Songs and Dances from Spain

Songs and Dances from Spain

There’s much to savour in Mischa Maisky and his daughter Lily’s vivid menu of Spanish miniatures, from Falla’s popular Suite espagnole to Ravel’s Pièce en forme de habanera (Maisky’s own arrangement). After a pungent start to Falla’s Suite, Lily Maisky establishes her credentials as an exceptional pianist in the meditative ‘Asturiana’, where her pearl-like tone borders on the edge of silence. She finds that luminous stillness again in Nana, an ideal foil to Maisky’s highly textured, muted timbre.

Our rating

4

Published: June 13, 2012 at 3:26 pm

COMPOSERS: Albéniz/Cassadó/Falla/Granados/Ravel/Sarasate/Shchedrin
LABELS: DG
ALBUM TITLE: Songs and Dances from Spain
WORKS: Works by Albéniz, Cassadó, Falla, Granados, Ravel, Sarasate, Shchedrin
PERFORMER: Mischa Maisky (cello), Lily Maisky (piano)
CATALOGUE NO: DG 477 8100

There’s much to savour in Mischa Maisky and his daughter Lily’s vivid menu of Spanish miniatures, from Falla’s popular Suite espagnole to Ravel’s Pièce en forme de habanera (Maisky’s own arrangement). After a pungent start to Falla’s Suite, Lily Maisky establishes her credentials as an exceptional pianist in the meditative ‘Asturiana’, where her pearl-like tone borders on the edge of silence. She finds that luminous stillness again in Nana, an ideal foil to Maisky’s highly textured, muted timbre. That sense of being lost in time is also evoked in Ravel’s simmering Habanera, and in an encore of Pablo Casals’s El cant dels ocells, played so slowly the line is almost lost, but its sense of mystic vastness lingers on.

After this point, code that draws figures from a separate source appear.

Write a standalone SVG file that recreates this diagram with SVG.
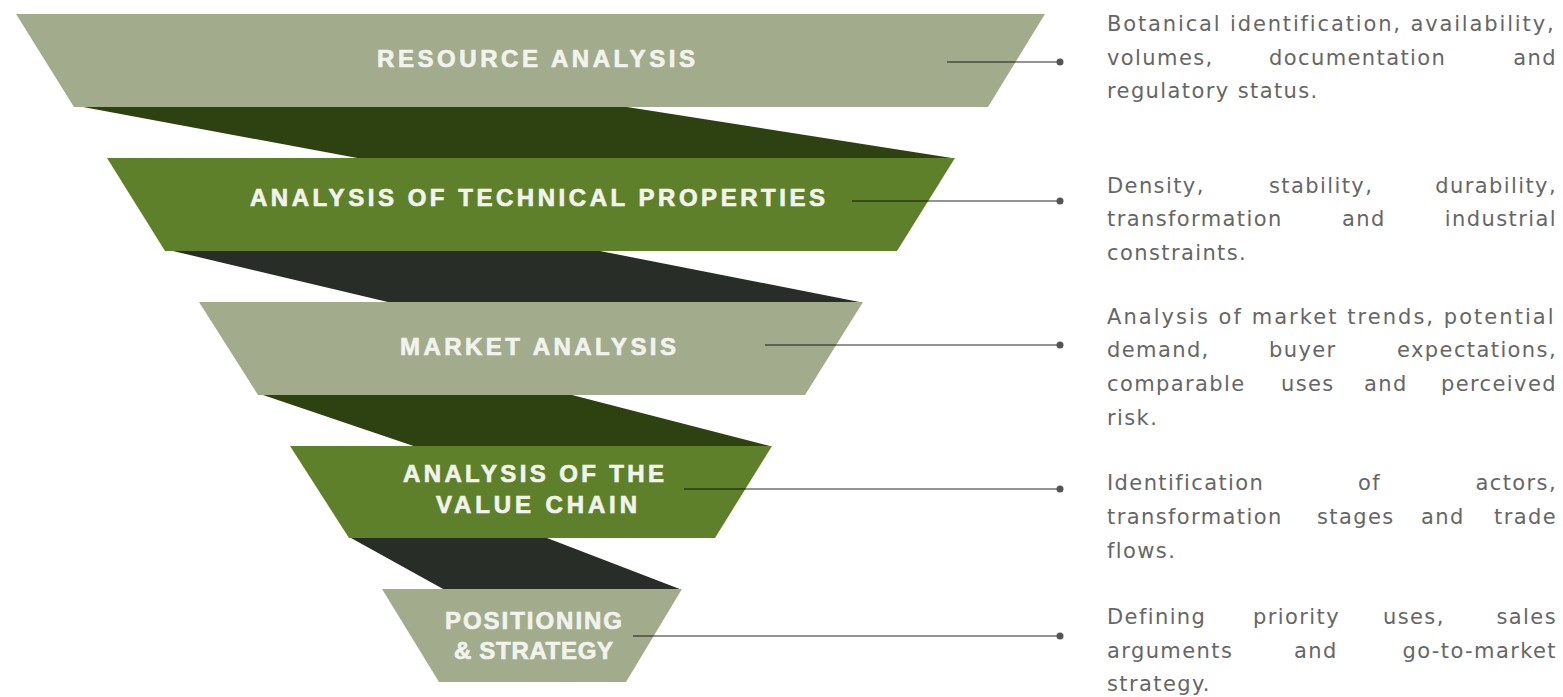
<svg xmlns="http://www.w3.org/2000/svg" width="1563" height="697" viewBox="0 0 1563 697">
<style>
.sage{fill:#a2ab8c}
.green{fill:#5f802b}
.dk1{fill:#2e4211}
.dk2{fill:#282e27}
.lbl{font-family:"Liberation Sans",Arial,sans-serif;font-weight:700;font-size:24px;fill:#f1f3ec;stroke:#f1f3ec;stroke-width:0.7px}
.desc{font-family:"DejaVu Sans","Liberation Sans",sans-serif;font-size:21px;fill:#666;letter-spacing:1.4px}
.end{text-anchor:end}
.conn{stroke:#000;stroke-opacity:0.42;stroke-width:2;fill:none}
.dot{fill:#555}
</style>
<rect width="1563" height="697" fill="#fff"/>
<g id="ribbons">
<polygon class="dk1" points="83,107 627,107 955,158.5 360,158.5"/>
<polygon class="dk2" points="173,251 600,251 862,302.5 390,302.5"/>
<polygon class="dk1" points="263,395 572,395 772,446.5 415,446.5"/>
<polygon class="dk2" points="351,538 547,538 681,589.5 444,589.5"/>
</g>
<g id="n1">
<polygon class="sage" points="16,14 1045,14 988,107 74,107"/>
<text class="lbl" x="377" y="67" textLength="318" lengthAdjust="spacing">RESOURCE ANALYSIS</text>
</g>
<g id="n2">
<polygon class="green" points="107,158 955,158 897,251 165,251"/>
<text class="lbl" x="250" y="206" textLength="575" lengthAdjust="spacing">ANALYSIS OF TECHNICAL PROPERTIES</text>
</g>
<g id="n3">
<polygon class="sage" points="199,302 863,302 805,395 258,395"/>
<text class="lbl" x="400" y="355" textLength="276" lengthAdjust="spacing">MARKET ANALYSIS</text>
</g>
<g id="n4">
<polygon class="green" points="290,446 772,446 715,538 349,538"/>
<text class="lbl" x="403" y="482" textLength="261" lengthAdjust="spacing">ANALYSIS OF THE</text>
<text class="lbl" x="436" y="513" textLength="201" lengthAdjust="spacing">VALUE CHAIN</text>
</g>
<g id="n5">
<polygon class="sage" points="382,589 682,589 626,682 439,682"/>
<text class="lbl" x="445" y="629" textLength="177" lengthAdjust="spacing">POSITIONING</text>
<text class="lbl" x="454" y="659" textLength="159" lengthAdjust="spacing">&amp; STRATEGY</text>
</g>
<g id="connectors">
<line class="conn" x1="947" y1="62" x2="1060" y2="62"/>
<circle class="dot" cx="1060" cy="62" r="3.5"/>
<line class="conn" x1="852" y1="201" x2="1060" y2="201"/>
<circle class="dot" cx="1060" cy="201" r="3.5"/>
<line class="conn" x1="765" y1="345" x2="1060" y2="345"/>
<circle class="dot" cx="1060" cy="345" r="3.5"/>
<line class="conn" x1="684" y1="489" x2="1060" y2="489"/>
<circle class="dot" cx="1060" cy="489" r="3.5"/>
<line class="conn" x1="633" y1="636" x2="1060" y2="636"/>
<circle class="dot" cx="1060" cy="636" r="3.5"/>
</g>
<g id="d1">
<text class="desc" x="1107" y="31" textLength="448" lengthAdjust="spacing">Botanical identification, availability,</text>
<text class="desc" x="1107" y="65">volumes,</text>
<text class="desc" x="1269" y="65">documentation</text>
<text class="desc end" x="1557" y="65">and</text>
<text class="desc" x="1107" y="98">regulatory status.</text>
</g>
<g id="d2">
<text class="desc" x="1107" y="193">Density,</text>
<text class="desc" x="1269" y="193">stability,</text>
<text class="desc end" x="1557" y="193">durability,</text>
<text class="desc" x="1107" y="226">transformation</text>
<text class="desc" x="1342" y="226">and</text>
<text class="desc end" x="1557" y="226">industrial</text>
<text class="desc" x="1107" y="260">constraints.</text>
</g>
<g id="d3">
<text class="desc" x="1107" y="324" textLength="448" lengthAdjust="spacing">Analysis of market trends, potential</text>
<text class="desc" x="1107" y="357">demand,</text>
<text class="desc" x="1269" y="357">buyer</text>
<text class="desc end" x="1557" y="357">expectations,</text>
<text class="desc" x="1107" y="391">comparable</text>
<text class="desc" x="1281" y="391">uses</text>
<text class="desc" x="1364" y="391">and</text>
<text class="desc end" x="1557" y="391">perceived</text>
<text class="desc" x="1107" y="425">risk.</text>
</g>
<g id="d4">
<text class="desc" x="1107" y="490">Identification</text>
<text class="desc" x="1358" y="490">of</text>
<text class="desc end" x="1557" y="490">actors,</text>
<text class="desc" x="1107" y="524">transformation</text>
<text class="desc" x="1317" y="524">stages</text>
<text class="desc" x="1421" y="524">and</text>
<text class="desc end" x="1557" y="524">trade</text>
<text class="desc" x="1107" y="558">flows.</text>
</g>
<g id="d5">
<text class="desc" x="1107" y="624">Defining</text>
<text class="desc" x="1253" y="624">priority</text>
<text class="desc" x="1383" y="624">uses,</text>
<text class="desc end" x="1557" y="624">sales</text>
<text class="desc" x="1107" y="658">arguments</text>
<text class="desc" x="1294" y="658">and</text>
<text class="desc end" x="1557" y="658">go-to-market</text>
<text class="desc" x="1107" y="691">strategy.</text>
</g>
</svg>
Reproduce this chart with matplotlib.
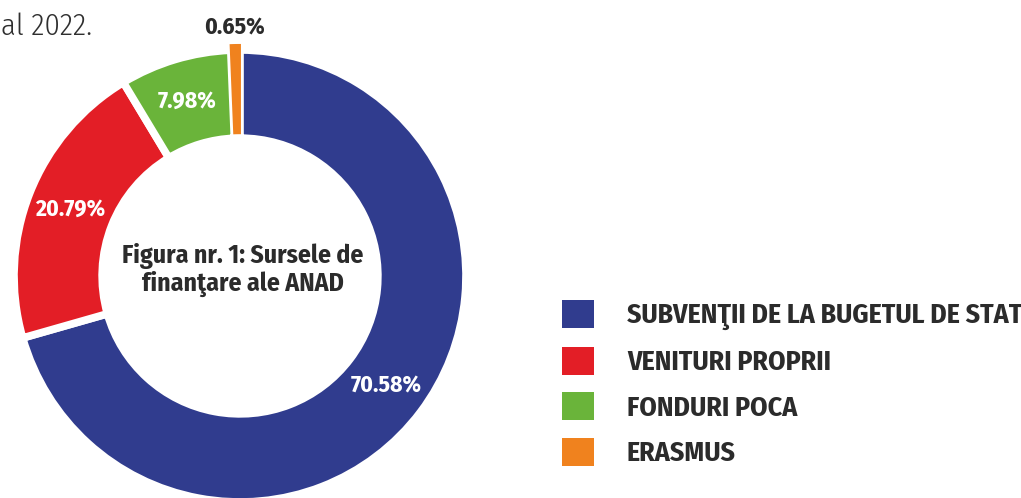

The more mournful the melody, the better Maisky performs, finding its secret undertow: Jacqueline du Pré’s joyous rendition of Falla’s Suite and, more recently, Alisa Weilerstein (both EMI), are more dazzling. Granados’s Andaluza lacks rhythmic drive, despite Lily’s best efforts, and there are moments when one is reminded that most of these pieces were written for the nimbler violin – such as Sarasate’s Playera, which doesn’t take flight, and Albéniz’s Tango, here stately rather than smouldering. Where the great, Barcelona-born cellist, Gaspar Cassadó, had a gloriously fine-spun sound when he performed his Requiebros, Maisky’s is rather overladen with vibrato and a heavier bowstroke. Still, there are delicious tracks, including a wild rendition of Falla’s Danza ritual del fuego.